**Aim of the task**
Return all lines where the word "this" can be found.

**Excerpted records**
************
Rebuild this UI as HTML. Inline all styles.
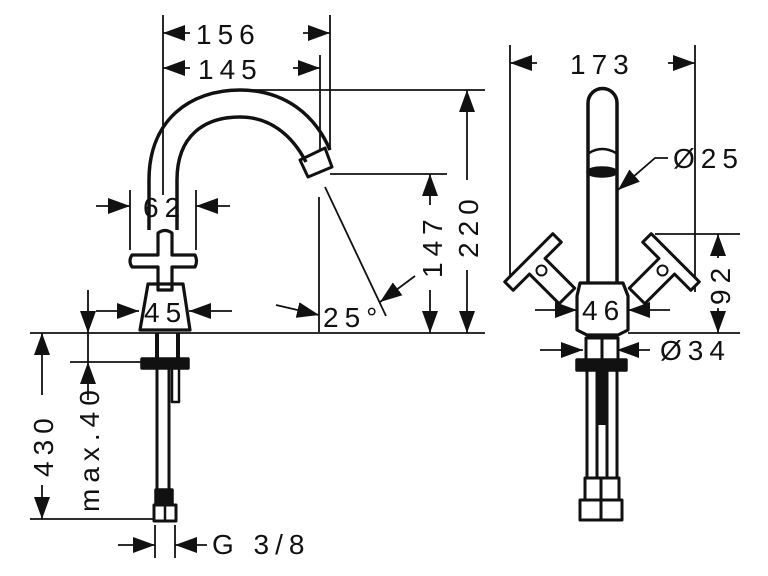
************
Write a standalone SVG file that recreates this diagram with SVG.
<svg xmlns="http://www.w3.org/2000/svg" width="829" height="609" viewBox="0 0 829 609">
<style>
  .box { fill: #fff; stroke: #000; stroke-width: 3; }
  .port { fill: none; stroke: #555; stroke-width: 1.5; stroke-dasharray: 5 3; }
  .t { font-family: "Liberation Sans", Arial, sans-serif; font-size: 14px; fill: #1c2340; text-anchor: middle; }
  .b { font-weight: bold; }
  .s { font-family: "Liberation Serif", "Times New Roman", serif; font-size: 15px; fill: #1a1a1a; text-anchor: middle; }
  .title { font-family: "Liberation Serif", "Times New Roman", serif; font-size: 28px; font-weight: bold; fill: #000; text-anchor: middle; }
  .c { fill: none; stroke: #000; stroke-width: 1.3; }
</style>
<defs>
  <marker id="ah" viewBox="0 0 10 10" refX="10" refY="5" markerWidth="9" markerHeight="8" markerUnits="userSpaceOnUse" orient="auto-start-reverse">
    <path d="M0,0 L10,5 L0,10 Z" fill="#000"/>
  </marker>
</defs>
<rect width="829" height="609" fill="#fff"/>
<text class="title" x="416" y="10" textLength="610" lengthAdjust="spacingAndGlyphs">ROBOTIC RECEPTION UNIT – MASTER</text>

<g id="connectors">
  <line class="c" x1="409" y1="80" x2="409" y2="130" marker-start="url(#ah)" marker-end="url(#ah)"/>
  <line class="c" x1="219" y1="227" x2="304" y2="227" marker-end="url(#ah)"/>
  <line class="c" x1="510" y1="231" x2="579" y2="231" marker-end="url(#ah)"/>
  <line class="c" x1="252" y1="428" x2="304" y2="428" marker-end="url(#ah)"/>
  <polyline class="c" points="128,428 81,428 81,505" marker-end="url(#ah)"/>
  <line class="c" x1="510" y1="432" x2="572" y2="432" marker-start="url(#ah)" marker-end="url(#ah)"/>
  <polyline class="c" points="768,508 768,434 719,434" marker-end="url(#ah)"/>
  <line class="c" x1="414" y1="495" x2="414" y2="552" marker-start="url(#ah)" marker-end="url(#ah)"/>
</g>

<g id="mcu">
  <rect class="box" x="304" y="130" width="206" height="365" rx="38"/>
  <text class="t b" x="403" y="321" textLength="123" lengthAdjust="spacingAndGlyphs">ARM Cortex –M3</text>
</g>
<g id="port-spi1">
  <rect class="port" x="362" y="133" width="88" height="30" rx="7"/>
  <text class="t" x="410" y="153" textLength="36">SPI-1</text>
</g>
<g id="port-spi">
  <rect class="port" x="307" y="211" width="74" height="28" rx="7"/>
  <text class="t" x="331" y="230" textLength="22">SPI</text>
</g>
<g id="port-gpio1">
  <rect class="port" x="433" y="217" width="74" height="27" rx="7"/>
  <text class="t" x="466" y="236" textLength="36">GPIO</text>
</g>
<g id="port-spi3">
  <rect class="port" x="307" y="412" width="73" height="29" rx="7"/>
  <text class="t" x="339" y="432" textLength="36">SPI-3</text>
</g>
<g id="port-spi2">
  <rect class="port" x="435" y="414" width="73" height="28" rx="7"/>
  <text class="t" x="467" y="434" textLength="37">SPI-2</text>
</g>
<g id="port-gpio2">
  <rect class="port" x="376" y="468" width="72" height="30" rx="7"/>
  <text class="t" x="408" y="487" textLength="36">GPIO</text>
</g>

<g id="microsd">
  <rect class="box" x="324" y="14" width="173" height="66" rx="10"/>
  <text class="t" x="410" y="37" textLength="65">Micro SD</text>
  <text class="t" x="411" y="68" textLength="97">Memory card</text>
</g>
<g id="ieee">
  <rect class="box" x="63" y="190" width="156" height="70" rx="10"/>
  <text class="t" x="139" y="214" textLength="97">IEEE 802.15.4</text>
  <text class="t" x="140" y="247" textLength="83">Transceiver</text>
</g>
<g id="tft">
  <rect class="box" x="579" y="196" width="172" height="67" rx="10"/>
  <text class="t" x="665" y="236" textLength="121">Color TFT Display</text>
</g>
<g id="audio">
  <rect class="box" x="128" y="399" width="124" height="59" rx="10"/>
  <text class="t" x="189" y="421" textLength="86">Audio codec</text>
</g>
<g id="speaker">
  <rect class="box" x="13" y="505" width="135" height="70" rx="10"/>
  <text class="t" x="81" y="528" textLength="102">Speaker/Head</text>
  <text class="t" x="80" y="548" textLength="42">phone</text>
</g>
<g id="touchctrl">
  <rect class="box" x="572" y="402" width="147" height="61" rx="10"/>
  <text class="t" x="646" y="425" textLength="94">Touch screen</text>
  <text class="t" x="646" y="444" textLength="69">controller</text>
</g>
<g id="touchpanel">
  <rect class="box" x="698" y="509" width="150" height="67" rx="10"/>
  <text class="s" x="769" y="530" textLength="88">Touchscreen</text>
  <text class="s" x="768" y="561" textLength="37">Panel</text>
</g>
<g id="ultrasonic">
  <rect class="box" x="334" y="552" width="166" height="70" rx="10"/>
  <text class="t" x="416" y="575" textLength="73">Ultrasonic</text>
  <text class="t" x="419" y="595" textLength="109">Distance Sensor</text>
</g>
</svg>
************
**Output of the exercise**
Rebuild this UI as HTML. Inline all styles.
Write a standalone SVG file that recreates this diagram with SVG.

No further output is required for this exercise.